Short exercise: Omit every image, and transcribe the remaining entries exactly as given.

# START OF Given data

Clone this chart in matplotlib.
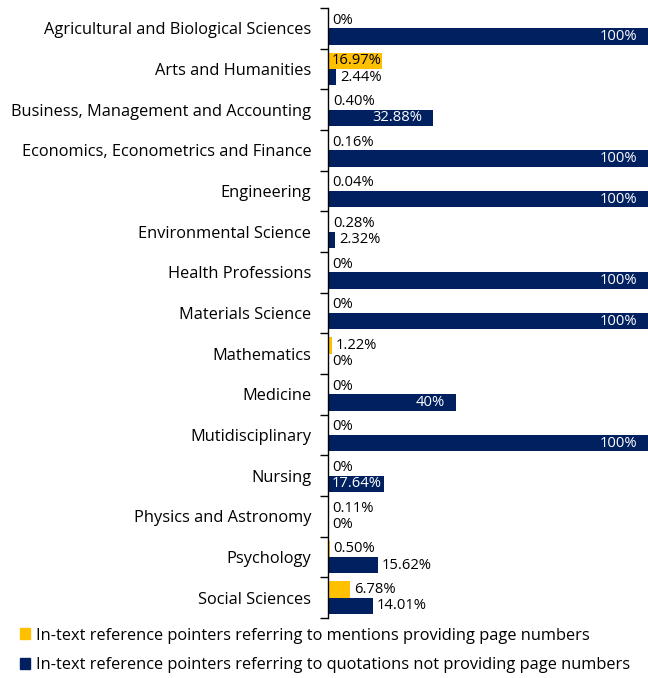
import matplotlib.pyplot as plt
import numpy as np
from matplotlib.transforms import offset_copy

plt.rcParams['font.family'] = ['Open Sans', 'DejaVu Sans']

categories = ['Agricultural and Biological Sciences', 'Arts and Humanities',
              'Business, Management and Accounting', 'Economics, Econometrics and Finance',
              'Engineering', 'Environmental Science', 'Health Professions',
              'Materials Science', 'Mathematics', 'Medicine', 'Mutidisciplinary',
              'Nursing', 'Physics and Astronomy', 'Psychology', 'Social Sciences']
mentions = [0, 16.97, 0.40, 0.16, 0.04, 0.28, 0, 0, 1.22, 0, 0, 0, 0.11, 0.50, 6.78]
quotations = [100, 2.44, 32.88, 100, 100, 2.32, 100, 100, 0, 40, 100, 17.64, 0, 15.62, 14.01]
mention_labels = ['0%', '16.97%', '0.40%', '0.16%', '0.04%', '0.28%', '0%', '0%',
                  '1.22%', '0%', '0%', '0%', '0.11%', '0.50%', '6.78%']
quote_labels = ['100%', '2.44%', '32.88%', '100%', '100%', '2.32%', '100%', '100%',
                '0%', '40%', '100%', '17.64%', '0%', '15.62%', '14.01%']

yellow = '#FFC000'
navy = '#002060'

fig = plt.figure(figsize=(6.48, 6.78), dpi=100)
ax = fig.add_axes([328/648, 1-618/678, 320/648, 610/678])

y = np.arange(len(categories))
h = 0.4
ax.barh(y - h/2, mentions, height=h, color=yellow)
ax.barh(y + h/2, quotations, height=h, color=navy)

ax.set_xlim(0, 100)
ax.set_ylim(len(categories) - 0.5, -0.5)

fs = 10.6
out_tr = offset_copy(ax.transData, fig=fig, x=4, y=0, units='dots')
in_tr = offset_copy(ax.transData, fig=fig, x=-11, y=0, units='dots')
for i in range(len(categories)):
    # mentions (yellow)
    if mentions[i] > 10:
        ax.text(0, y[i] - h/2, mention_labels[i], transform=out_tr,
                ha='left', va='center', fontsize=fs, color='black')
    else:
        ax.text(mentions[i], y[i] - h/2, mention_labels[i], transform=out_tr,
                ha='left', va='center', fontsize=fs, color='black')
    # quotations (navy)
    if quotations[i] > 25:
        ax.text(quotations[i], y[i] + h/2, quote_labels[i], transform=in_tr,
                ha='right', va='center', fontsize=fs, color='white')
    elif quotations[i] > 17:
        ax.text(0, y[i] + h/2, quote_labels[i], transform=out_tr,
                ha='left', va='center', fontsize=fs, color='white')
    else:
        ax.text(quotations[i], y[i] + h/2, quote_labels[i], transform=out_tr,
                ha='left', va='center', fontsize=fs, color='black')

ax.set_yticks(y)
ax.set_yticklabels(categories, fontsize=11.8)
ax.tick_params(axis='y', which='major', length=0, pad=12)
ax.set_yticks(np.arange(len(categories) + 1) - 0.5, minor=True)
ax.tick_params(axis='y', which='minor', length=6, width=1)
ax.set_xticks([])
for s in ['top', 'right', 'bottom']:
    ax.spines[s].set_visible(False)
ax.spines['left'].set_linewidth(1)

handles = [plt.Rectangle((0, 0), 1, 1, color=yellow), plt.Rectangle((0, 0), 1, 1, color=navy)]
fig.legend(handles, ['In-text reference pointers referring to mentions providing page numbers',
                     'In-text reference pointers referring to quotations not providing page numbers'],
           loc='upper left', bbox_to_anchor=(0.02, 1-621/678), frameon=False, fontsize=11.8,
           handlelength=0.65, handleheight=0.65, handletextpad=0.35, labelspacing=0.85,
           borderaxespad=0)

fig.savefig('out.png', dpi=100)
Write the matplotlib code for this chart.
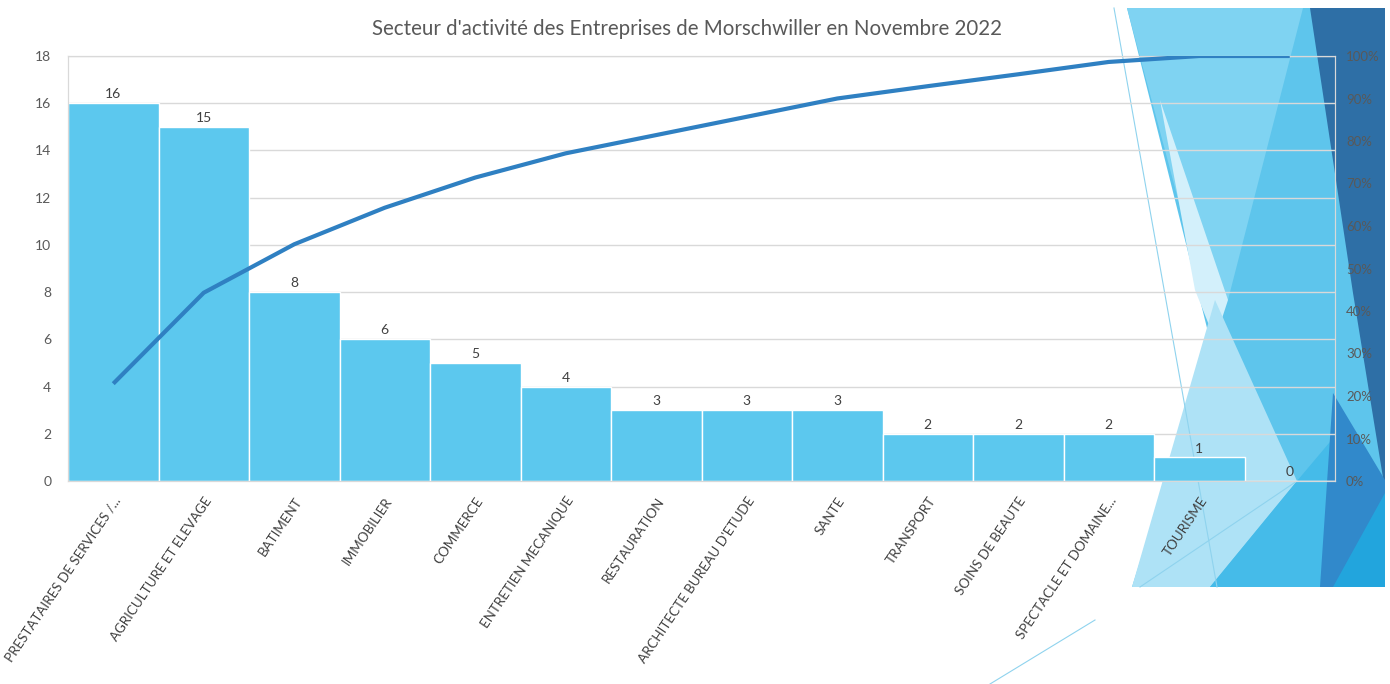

# END OF Given data

Reply:
Clone this chart in matplotlib.
import matplotlib.pyplot as plt
import numpy as np
from matplotlib.transforms import offset_copy

plt.rcParams['font.family'] = ['Open Sans', 'DejaVu Sans']

categories = ['Agricultural and Biological Sciences', 'Arts and Humanities',
              'Business, Management and Accounting', 'Economics, Econometrics and Finance',
              'Engineering', 'Environmental Science', 'Health Professions',
              'Materials Science', 'Mathematics', 'Medicine', 'Mutidisciplinary',
              'Nursing', 'Physics and Astronomy', 'Psychology', 'Social Sciences']
mentions = [0, 16.97, 0.40, 0.16, 0.04, 0.28, 0, 0, 1.22, 0, 0, 0, 0.11, 0.50, 6.78]
quotations = [100, 2.44, 32.88, 100, 100, 2.32, 100, 100, 0, 40, 100, 17.64, 0, 15.62, 14.01]
mention_labels = ['0%', '16.97%', '0.40%', '0.16%', '0.04%', '0.28%', '0%', '0%',
                  '1.22%', '0%', '0%', '0%', '0.11%', '0.50%', '6.78%']
quote_labels = ['100%', '2.44%', '32.88%', '100%', '100%', '2.32%', '100%', '100%',
                '0%', '40%', '100%', '17.64%', '0%', '15.62%', '14.01%']

yellow = '#FFC000'
navy = '#002060'

fig = plt.figure(figsize=(6.48, 6.78), dpi=100)
ax = fig.add_axes([328/648, 1-618/678, 320/648, 610/678])

y = np.arange(len(categories))
h = 0.4
ax.barh(y - h/2, mentions, height=h, color=yellow)
ax.barh(y + h/2, quotations, height=h, color=navy)

ax.set_xlim(0, 100)
ax.set_ylim(len(categories) - 0.5, -0.5)

fs = 10.6
out_tr = offset_copy(ax.transData, fig=fig, x=4, y=0, units='dots')
in_tr = offset_copy(ax.transData, fig=fig, x=-11, y=0, units='dots')
for i in range(len(categories)):
    # mentions (yellow)
    if mentions[i] > 10:
        ax.text(0, y[i] - h/2, mention_labels[i], transform=out_tr,
                ha='left', va='center', fontsize=fs, color='black')
    else:
        ax.text(mentions[i], y[i] - h/2, mention_labels[i], transform=out_tr,
                ha='left', va='center', fontsize=fs, color='black')
    # quotations (navy)
    if quotations[i] > 25:
        ax.text(quotations[i], y[i] + h/2, quote_labels[i], transform=in_tr,
                ha='right', va='center', fontsize=fs, color='white')
    elif quotations[i] > 17:
        ax.text(0, y[i] + h/2, quote_labels[i], transform=out_tr,
                ha='left', va='center', fontsize=fs, color='white')
    else:
        ax.text(quotations[i], y[i] + h/2, quote_labels[i], transform=out_tr,
                ha='left', va='center', fontsize=fs, color='black')

ax.set_yticks(y)
ax.set_yticklabels(categories, fontsize=11.8)
ax.tick_params(axis='y', which='major', length=0, pad=12)
ax.set_yticks(np.arange(len(categories) + 1) - 0.5, minor=True)
ax.tick_params(axis='y', which='minor', length=6, width=1)
ax.set_xticks([])
for s in ['top', 'right', 'bottom']:
    ax.spines[s].set_visible(False)
ax.spines['left'].set_linewidth(1)

handles = [plt.Rectangle((0, 0), 1, 1, color=yellow), plt.Rectangle((0, 0), 1, 1, color=navy)]
fig.legend(handles, ['In-text reference pointers referring to mentions providing page numbers',
                     'In-text reference pointers referring to quotations not providing page numbers'],
           loc='upper left', bbox_to_anchor=(0.02, 1-621/678), frameon=False, fontsize=11.8,
           handlelength=0.65, handleheight=0.65, handletextpad=0.35, labelspacing=0.85,
           borderaxespad=0)

fig.savefig('out.png', dpi=100)
Write the matplotlib code for this chart.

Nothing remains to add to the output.